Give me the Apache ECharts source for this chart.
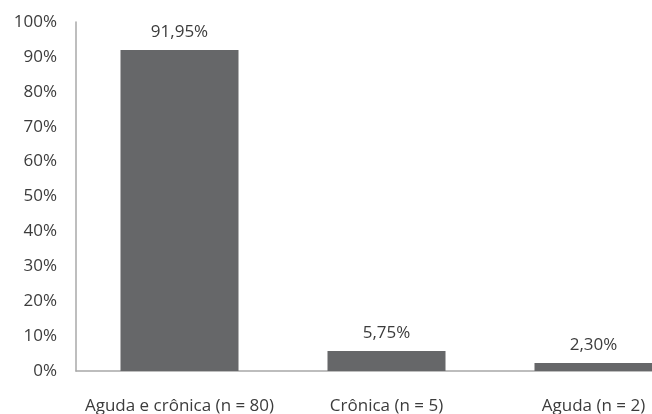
<!DOCTYPE html>
<html>
<head>
<meta charset="utf-8">
<script src="https://cdn.jsdelivr.net/npm/echarts@6/dist/echarts.min.js"></script>
<style>
  html, body { margin: 0; padding: 0; background: #fff; }
  #chart { width: 652px; height: 414px; }
</style>
</head>
<body>
<div id="chart"></div>
<script>
const categories = ['Aguda e crônica (n = 80)', 'Crônica (n = 5)', 'Aguda (n = 2)'];
const percentages = [91.95, 5.75, 2.30];

const chart = echarts.init(document.getElementById('chart'));
const textColor = '#3c3c3c';

chart.setOption({
  animation: false,
  textStyle: { fontFamily: 'Open Sans' },
  grid: {
    left: 76,
    top: 22,
    bottom: 43,
    right: -45,
    containLabel: false,
    outerBoundsMode: 'none'
  },
  xAxis: {
    type: 'category',
    data: categories,
    axisLine: { lineStyle: { color: '#a8a8a8', width: 1.5 } },
    axisTick: { show: false },
    axisLabel: { color: textColor, fontSize: 17, margin: 27, interval: 0 }
  },
  yAxis: {
    type: 'value',
    min: 0,
    max: 100,
    interval: 10,
    axisLine: { show: true, lineStyle: { color: '#a8a8a8', width: 1.5 } },
    axisTick: { show: false },
    splitLine: { show: false },
    axisLabel: { color: textColor, fontSize: 17, margin: 19, formatter: '{value}%' }
  },
  series: [{
    type: 'bar',
    data: percentages,
    barWidth: 118,
    itemStyle: { color: '#666769' },
    label: {
      show: true,
      position: 'top',
      distance: 9,
      color: textColor,
      fontSize: 17,
      formatter: p => p.value.toFixed(2).replace('.', ',') + '%'
    }
  }]
});
</script>
</body>
</html>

== Written problem ==
Leave out the pictures and repeat exactly the lines from the start of the material through the line that contains "const textColor = '#3c3c3c';", both included.

== Response for this exercise ==
Give me the Apache ECharts source for this chart.
<!DOCTYPE html>
<html>
<head>
<meta charset="utf-8">
<script src="https://cdn.jsdelivr.net/npm/echarts@6/dist/echarts.min.js"></script>
<style>
  html, body { margin: 0; padding: 0; background: #fff; }
  #chart { width: 652px; height: 414px; }
</style>
</head>
<body>
<div id="chart"></div>
<script>
const categories = ['Aguda e crônica (n = 80)', 'Crônica (n = 5)', 'Aguda (n = 2)'];
const percentages = [91.95, 5.75, 2.30];

const chart = echarts.init(document.getElementById('chart'));
const textColor = '#3c3c3c';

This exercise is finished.